> _Task to carry out_
Quote word for word the lines below, beginning with the first and ending with the one that has "import plotly.graph_objects as go". Drop the pictures.

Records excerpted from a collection
[START]

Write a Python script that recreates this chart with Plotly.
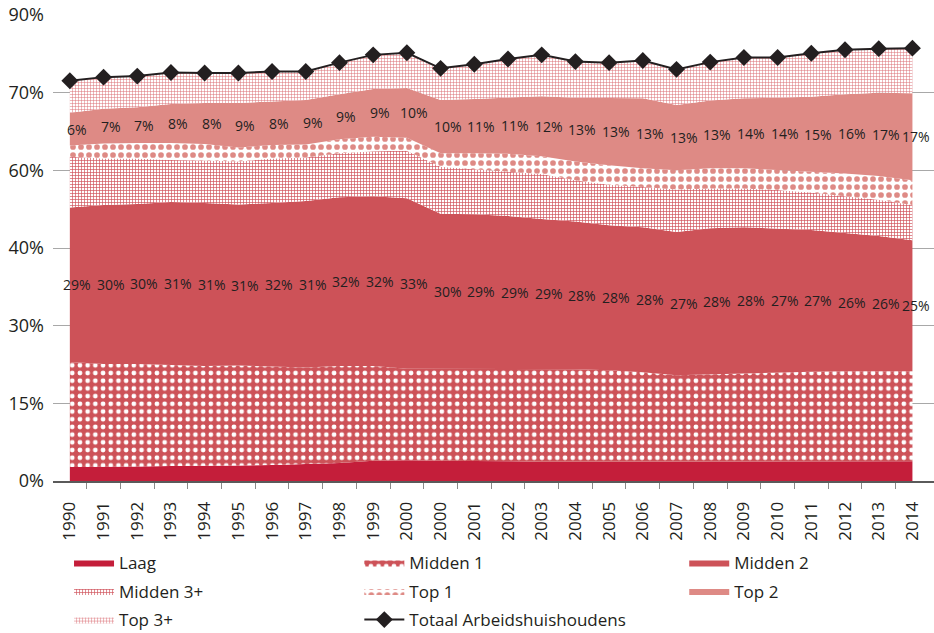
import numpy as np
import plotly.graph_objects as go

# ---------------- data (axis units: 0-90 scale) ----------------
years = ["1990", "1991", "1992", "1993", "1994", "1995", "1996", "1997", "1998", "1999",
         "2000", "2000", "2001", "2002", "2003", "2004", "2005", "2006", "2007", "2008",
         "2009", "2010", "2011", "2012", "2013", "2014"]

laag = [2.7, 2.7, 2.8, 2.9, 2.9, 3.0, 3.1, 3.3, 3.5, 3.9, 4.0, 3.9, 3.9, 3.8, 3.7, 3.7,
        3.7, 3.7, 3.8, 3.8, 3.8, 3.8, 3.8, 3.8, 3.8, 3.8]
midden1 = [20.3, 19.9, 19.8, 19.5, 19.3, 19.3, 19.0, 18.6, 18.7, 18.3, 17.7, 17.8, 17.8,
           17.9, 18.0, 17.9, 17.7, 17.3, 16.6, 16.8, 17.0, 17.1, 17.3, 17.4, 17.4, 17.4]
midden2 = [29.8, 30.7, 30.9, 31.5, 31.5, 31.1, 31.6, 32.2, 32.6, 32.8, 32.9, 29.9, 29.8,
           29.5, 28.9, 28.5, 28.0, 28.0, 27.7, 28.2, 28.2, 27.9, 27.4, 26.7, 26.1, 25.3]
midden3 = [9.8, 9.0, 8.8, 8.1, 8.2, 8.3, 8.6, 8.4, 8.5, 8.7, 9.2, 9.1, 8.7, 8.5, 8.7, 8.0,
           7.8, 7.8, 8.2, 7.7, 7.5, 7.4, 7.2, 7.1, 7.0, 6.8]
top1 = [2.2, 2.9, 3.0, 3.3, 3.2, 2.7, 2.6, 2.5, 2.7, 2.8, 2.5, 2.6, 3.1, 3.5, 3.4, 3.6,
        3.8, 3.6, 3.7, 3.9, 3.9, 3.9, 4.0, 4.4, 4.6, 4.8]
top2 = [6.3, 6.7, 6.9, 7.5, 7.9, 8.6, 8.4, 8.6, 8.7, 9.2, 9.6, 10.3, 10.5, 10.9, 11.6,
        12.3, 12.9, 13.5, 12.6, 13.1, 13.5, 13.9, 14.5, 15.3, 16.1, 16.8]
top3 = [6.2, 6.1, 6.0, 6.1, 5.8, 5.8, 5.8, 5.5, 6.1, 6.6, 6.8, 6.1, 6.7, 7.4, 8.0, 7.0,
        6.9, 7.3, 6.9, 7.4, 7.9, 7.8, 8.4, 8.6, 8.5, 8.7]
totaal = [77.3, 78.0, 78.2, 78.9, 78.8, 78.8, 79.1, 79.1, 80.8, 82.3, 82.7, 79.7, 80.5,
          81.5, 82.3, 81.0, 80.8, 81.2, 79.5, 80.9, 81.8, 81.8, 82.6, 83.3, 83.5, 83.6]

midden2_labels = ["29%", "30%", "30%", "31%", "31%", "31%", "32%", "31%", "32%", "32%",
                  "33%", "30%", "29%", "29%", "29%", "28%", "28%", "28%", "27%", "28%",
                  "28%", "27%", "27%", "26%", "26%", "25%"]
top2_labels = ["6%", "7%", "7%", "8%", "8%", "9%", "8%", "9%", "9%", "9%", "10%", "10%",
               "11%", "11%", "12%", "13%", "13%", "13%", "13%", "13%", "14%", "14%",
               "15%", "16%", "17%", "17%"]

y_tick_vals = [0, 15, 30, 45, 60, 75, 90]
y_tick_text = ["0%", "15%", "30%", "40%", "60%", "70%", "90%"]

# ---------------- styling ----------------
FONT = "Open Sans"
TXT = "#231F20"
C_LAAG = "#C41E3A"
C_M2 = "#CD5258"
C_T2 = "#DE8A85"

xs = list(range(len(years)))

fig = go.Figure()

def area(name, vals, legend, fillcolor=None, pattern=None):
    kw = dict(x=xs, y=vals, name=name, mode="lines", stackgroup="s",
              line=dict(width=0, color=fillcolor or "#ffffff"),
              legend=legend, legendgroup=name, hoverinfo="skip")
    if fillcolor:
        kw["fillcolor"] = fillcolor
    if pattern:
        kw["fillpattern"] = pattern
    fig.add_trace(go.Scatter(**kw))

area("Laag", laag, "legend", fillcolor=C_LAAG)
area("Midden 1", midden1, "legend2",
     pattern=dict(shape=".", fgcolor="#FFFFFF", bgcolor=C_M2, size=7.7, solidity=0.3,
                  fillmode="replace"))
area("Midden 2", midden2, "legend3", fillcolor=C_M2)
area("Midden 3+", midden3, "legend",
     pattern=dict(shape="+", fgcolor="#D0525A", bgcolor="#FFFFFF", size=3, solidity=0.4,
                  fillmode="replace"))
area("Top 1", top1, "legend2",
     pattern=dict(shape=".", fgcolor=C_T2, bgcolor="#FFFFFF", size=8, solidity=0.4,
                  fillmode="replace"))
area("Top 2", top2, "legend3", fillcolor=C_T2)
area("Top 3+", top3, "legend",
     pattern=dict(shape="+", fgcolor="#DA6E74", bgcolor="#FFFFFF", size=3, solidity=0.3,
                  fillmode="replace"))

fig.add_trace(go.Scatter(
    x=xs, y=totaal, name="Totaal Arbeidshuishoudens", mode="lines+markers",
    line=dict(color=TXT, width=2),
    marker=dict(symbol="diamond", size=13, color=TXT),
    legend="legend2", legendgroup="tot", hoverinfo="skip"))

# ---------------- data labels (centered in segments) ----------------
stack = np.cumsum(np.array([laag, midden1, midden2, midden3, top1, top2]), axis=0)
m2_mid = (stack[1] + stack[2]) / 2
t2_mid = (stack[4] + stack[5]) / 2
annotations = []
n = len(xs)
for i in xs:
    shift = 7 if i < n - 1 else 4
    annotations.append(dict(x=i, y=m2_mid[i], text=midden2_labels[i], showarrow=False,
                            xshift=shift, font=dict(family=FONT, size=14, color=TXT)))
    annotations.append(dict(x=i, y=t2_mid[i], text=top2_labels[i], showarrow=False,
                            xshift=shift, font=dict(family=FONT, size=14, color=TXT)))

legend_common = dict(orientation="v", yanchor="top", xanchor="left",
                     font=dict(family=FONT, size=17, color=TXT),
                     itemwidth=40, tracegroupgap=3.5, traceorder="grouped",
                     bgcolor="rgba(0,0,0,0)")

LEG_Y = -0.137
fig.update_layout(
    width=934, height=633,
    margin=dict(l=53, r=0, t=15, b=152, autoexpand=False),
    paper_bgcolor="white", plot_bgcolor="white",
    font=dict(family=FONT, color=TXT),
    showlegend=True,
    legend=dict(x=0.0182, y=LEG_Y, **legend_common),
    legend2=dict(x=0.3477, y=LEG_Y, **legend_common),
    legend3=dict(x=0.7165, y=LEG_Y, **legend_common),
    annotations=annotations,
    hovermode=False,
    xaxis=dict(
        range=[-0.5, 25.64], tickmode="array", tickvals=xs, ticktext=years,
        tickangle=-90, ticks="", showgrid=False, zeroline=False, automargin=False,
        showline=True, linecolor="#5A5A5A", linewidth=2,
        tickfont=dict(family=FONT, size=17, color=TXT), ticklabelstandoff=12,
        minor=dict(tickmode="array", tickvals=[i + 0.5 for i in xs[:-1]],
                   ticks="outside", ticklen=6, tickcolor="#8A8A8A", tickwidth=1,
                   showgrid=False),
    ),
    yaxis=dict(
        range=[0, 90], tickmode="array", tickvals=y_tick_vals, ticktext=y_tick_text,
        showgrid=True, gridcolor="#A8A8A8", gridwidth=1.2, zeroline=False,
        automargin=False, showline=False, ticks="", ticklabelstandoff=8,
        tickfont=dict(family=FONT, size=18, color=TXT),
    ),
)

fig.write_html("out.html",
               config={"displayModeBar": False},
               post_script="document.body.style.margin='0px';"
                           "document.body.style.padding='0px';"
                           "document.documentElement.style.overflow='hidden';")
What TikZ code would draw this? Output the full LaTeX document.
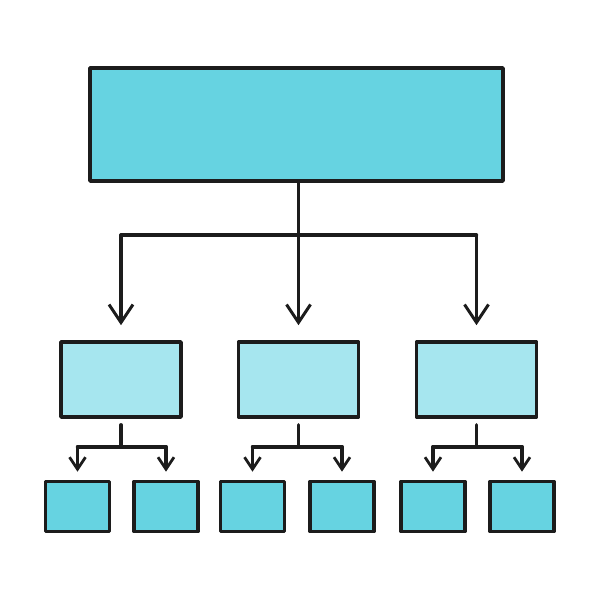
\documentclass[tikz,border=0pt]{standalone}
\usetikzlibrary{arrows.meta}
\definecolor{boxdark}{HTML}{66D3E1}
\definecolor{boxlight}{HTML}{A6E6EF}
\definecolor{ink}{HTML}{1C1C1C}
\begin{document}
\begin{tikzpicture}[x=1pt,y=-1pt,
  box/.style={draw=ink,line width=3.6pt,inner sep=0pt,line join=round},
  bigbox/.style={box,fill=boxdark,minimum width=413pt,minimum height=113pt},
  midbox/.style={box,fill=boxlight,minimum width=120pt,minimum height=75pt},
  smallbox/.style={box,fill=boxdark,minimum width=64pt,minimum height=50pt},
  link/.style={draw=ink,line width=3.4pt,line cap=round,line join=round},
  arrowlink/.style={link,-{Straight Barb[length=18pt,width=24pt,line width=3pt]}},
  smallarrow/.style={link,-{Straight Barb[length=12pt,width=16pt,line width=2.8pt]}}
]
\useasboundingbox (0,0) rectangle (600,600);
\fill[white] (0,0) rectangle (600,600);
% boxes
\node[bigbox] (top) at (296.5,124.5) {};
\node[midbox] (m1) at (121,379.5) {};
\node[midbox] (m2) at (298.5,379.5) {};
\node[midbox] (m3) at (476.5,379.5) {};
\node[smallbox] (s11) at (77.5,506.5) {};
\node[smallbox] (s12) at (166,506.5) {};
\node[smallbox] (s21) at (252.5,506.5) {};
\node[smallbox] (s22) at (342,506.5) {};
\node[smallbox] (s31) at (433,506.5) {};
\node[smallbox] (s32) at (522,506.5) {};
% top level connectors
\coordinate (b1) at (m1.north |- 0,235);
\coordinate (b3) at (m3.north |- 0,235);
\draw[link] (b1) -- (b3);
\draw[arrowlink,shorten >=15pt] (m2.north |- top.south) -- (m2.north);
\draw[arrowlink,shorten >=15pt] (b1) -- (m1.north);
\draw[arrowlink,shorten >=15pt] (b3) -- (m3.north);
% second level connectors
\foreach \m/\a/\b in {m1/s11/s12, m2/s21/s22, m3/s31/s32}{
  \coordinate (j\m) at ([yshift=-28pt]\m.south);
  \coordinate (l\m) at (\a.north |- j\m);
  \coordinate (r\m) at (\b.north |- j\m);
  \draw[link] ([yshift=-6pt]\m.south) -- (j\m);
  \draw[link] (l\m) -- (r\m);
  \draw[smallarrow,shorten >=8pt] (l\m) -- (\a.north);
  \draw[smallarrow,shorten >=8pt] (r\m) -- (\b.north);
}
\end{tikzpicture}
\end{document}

[END]

> _Output for this exercise_
Write a Python script that recreates this chart with Plotly.
import numpy as np
import plotly.graph_objects as go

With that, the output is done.